WRITTEN PROBLEM: Transcribe the listing verbatim. Do not carry over any pictures.

## BEGIN SUPPLIED DATA

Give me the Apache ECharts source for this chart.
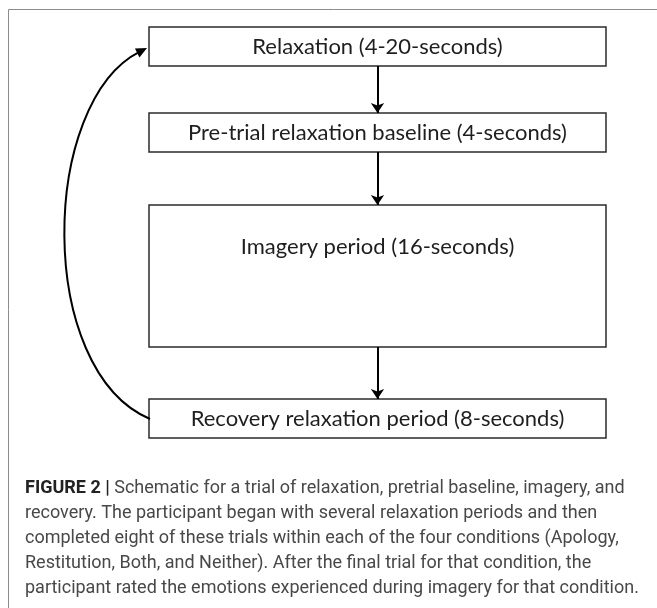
<!DOCTYPE html>
<html>
<head>
<meta charset="utf-8">
<script src="https://cdn.jsdelivr.net/npm/echarts@6/dist/echarts.min.js"></script>
<style>
  html, body { margin: 0; padding: 0; background: #fff; }
  #chart { width: 657px; height: 608px; }
</style>
</head>
<body>
<div id="chart"></div>
<script>
// flow steps, top to bottom
const steps = [
  'Relaxation (4-20-seconds)',
  'Pre-trial relaxation baseline (4-seconds)',
  'Imagery period (16-seconds)',
  'Recovery relaxation period (8-seconds)'
]
const boxLeft = 149
const boxRight = 606
const boxTop = [27, 113, 205, 399]
const boxBottom = [66, 152, 347, 438]
const labelY = [47, 133, 247, 419]

// return loop: recovery -> relaxation (cubic curve, start, ctrl1, ctrl2, end)
const loopCurve = [[150, 419], [35, 370], [40, 102], [147, 48]]

const captionLines = [
  'Schematic for a trial of relaxation, pretrial baseline, imagery, and',
  'recovery. The participant began with several relaxation periods and then',
  'completed eight of these trials within each of the four conditions (Apology,',
  'Restitution, Both, and Neither). After the final trial for that condition, the',
  'participant rated the emotions experienced during imagery for that condition.'
]

const chart = echarts.init(document.getElementById('chart'))

const boxData = steps.map((s, i) => [boxLeft, boxTop[i], boxRight, boxBottom[i], labelY[i], s])
const arrowData = steps.slice(1).map((s, i) => ({
  coords: [[(boxLeft + boxRight) / 2, boxBottom[i]], [(boxLeft + boxRight) / 2, boxTop[i + 1]]]
}))

const option = {
  animation: false,
  grid: { left: 0, right: 0, top: 0, bottom: 0 },
  xAxis: { type: 'value', min: 0, max: 657, show: false },
  yAxis: { type: 'value', min: 0, max: 608, inverse: true, show: false },
  title: {
    left: 25,
    top: 476,
    padding: 0,
    text: '{b|FIGURE 2 |} ' + captionLines.join('\n'),
    textStyle: {
      fontFamily: 'Roboto',
      fontSize: 18,
      fontWeight: 'normal',
      color: '#484848',
      lineHeight: 25,
      rich: {
        b: { fontFamily: 'Roboto', fontSize: 18, fontWeight: 'bold', color: '#222', lineHeight: 25 }
      }
    }
  },
  graphic: [{
    type: 'rect',
    shape: { x: 8.5, y: 9.5, width: 700, height: 700 },
    style: { fill: 'none', stroke: '#8c8c8c', lineWidth: 1 },
    silent: true
  }],
  series: [
    {
      type: 'custom',
      coordinateSystem: 'cartesian2d',
      data: boxData,
      renderItem: (params, api) => {
        const p0 = api.coord([api.value(0), api.value(1)])
        const p1 = api.coord([api.value(2), api.value(3)])
        const ty = api.coord([0, api.value(4)])[1]
        const name = boxData[params.dataIndex][5]
        return {
          type: 'group',
          children: [
            {
              type: 'rect',
              shape: { x: p0[0], y: p0[1], width: p1[0] - p0[0], height: p1[1] - p0[1] },
              style: { fill: '#fff', stroke: '#2b2b2b', lineWidth: 1.5 }
            },
            {
              type: 'text',
              x: (p0[0] + p1[0]) / 2,
              y: ty,
              style: {
                text: name,
                fill: '#1e1e1e',
                font: '22px Lato',
                align: 'center',
                verticalAlign: 'middle'
              }
            }
          ]
        }
      }
    },
    {
      type: 'lines',
      coordinateSystem: 'cartesian2d',
      symbol: ['none', 'arrow'],
      symbolSize: [9, 10],
      lineStyle: { color: '#000', width: 2, opacity: 1, curveness: 0 },
      data: arrowData,
      z: 3
    },
    {
      type: 'custom',
      coordinateSystem: 'cartesian2d',
      data: [loopCurve[0]],
      renderItem: (params, api) => {
        const pts = loopCurve.map(p => api.coord(p))
        const end = pts[3]
        const c2 = pts[2]
        const ang = Math.atan2(end[1] - c2[1], end[0] - c2[0])
        const len = 11
        const half = 5
        const bx = end[0] - len * Math.cos(ang)
        const by = end[1] - len * Math.sin(ang)
        const nx = -Math.sin(ang)
        const ny = Math.cos(ang)
        return {
          type: 'group',
          children: [
            {
              type: 'bezierCurve',
              shape: {
                x1: pts[0][0], y1: pts[0][1],
                cpx1: pts[1][0], cpy1: pts[1][1],
                cpx2: pts[2][0], cpy2: pts[2][1],
                x2: bx + 3 * Math.cos(ang), y2: by + 3 * Math.sin(ang)
              },
              style: { stroke: '#000', lineWidth: 2, fill: 'none' }
            },
            {
              type: 'polygon',
              shape: { points: [end, [bx + nx * half, by + ny * half], [bx - nx * half, by - ny * half]] },
              style: { fill: '#000' }
            }
          ]
        }
      },
      z: 3
    }
  ]
}

chart.setOption(option)
</script>
</body>
</html>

## END SUPPLIED DATA

TASK RESPONSE:
Give me the Apache ECharts source for this chart.
<!DOCTYPE html>
<html>
<head>
<meta charset="utf-8">
<script src="https://cdn.jsdelivr.net/npm/echarts@6/dist/echarts.min.js"></script>
<style>
  html, body { margin: 0; padding: 0; background: #fff; }
  #chart { width: 657px; height: 608px; }
</style>
</head>
<body>
<div id="chart"></div>
<script>
// flow steps, top to bottom
const steps = [
  'Relaxation (4-20-seconds)',
  'Pre-trial relaxation baseline (4-seconds)',
  'Imagery period (16-seconds)',
  'Recovery relaxation period (8-seconds)'
]
const boxLeft = 149
const boxRight = 606
const boxTop = [27, 113, 205, 399]
const boxBottom = [66, 152, 347, 438]
const labelY = [47, 133, 247, 419]

// return loop: recovery -> relaxation (cubic curve, start, ctrl1, ctrl2, end)
const loopCurve = [[150, 419], [35, 370], [40, 102], [147, 48]]

const captionLines = [
  'Schematic for a trial of relaxation, pretrial baseline, imagery, and',
  'recovery. The participant began with several relaxation periods and then',
  'completed eight of these trials within each of the four conditions (Apology,',
  'Restitution, Both, and Neither). After the final trial for that condition, the',
  'participant rated the emotions experienced during imagery for that condition.'
]

const chart = echarts.init(document.getElementById('chart'))

const boxData = steps.map((s, i) => [boxLeft, boxTop[i], boxRight, boxBottom[i], labelY[i], s])
const arrowData = steps.slice(1).map((s, i) => ({
  coords: [[(boxLeft + boxRight) / 2, boxBottom[i]], [(boxLeft + boxRight) / 2, boxTop[i + 1]]]
}))

const option = {
  animation: false,
  grid: { left: 0, right: 0, top: 0, bottom: 0 },
  xAxis: { type: 'value', min: 0, max: 657, show: false },
  yAxis: { type: 'value', min: 0, max: 608, inverse: true, show: false },
  title: {
    left: 25,
    top: 476,
    padding: 0,
    text: '{b|FIGURE 2 |} ' + captionLines.join('\n'),
    textStyle: {
      fontFamily: 'Roboto',
      fontSize: 18,
      fontWeight: 'normal',
      color: '#484848',
      lineHeight: 25,
      rich: {
        b: { fontFamily: 'Roboto', fontSize: 18, fontWeight: 'bold', color: '#222', lineHeight: 25 }
      }
    }
  },
  graphic: [{
    type: 'rect',
    shape: { x: 8.5, y: 9.5, width: 700, height: 700 },
    style: { fill: 'none', stroke: '#8c8c8c', lineWidth: 1 },
    silent: true
  }],
  series: [
    {
      type: 'custom',
      coordinateSystem: 'cartesian2d',
      data: boxData,
      renderItem: (params, api) => {
        const p0 = api.coord([api.value(0), api.value(1)])
        const p1 = api.coord([api.value(2), api.value(3)])
        const ty = api.coord([0, api.value(4)])[1]
        const name = boxData[params.dataIndex][5]
        return {
          type: 'group',
          children: [
            {
              type: 'rect',
              shape: { x: p0[0], y: p0[1], width: p1[0] - p0[0], height: p1[1] - p0[1] },
              style: { fill: '#fff', stroke: '#2b2b2b', lineWidth: 1.5 }
            },
            {
              type: 'text',
              x: (p0[0] + p1[0]) / 2,
              y: ty,
              style: {
                text: name,
                fill: '#1e1e1e',
                font: '22px Lato',
                align: 'center',
                verticalAlign: 'middle'
              }
            }
          ]
        }
      }
    },
    {
      type: 'lines',
      coordinateSystem: 'cartesian2d',
      symbol: ['none', 'arrow'],
      symbolSize: [9, 10],
      lineStyle: { color: '#000', width: 2, opacity: 1, curveness: 0 },
      data: arrowData,
      z: 3
    },
    {
      type: 'custom',
      coordinateSystem: 'cartesian2d',
      data: [loopCurve[0]],
      renderItem: (params, api) => {
        const pts = loopCurve.map(p => api.coord(p))
        const end = pts[3]
        const c2 = pts[2]
        const ang = Math.atan2(end[1] - c2[1], end[0] - c2[0])
        const len = 11
        const half = 5
        const bx = end[0] - len * Math.cos(ang)
        const by = end[1] - len * Math.sin(ang)
        const nx = -Math.sin(ang)
        const ny = Math.cos(ang)
        return {
          type: 'group',
          children: [
            {
              type: 'bezierCurve',
              shape: {
                x1: pts[0][0], y1: pts[0][1],
                cpx1: pts[1][0], cpy1: pts[1][1],
                cpx2: pts[2][0], cpy2: pts[2][1],
                x2: bx + 3 * Math.cos(ang), y2: by + 3 * Math.sin(ang)
              },
              style: { stroke: '#000', lineWidth: 2, fill: 'none' }
            },
            {
              type: 'polygon',
              shape: { points: [end, [bx + nx * half, by + ny * half], [bx - nx * half, by - ny * half]] },
              style: { fill: '#000' }
            }
          ]
        }
      },
      z: 3
    }
  ]
}

chart.setOption(option)
</script>
</body>
</html>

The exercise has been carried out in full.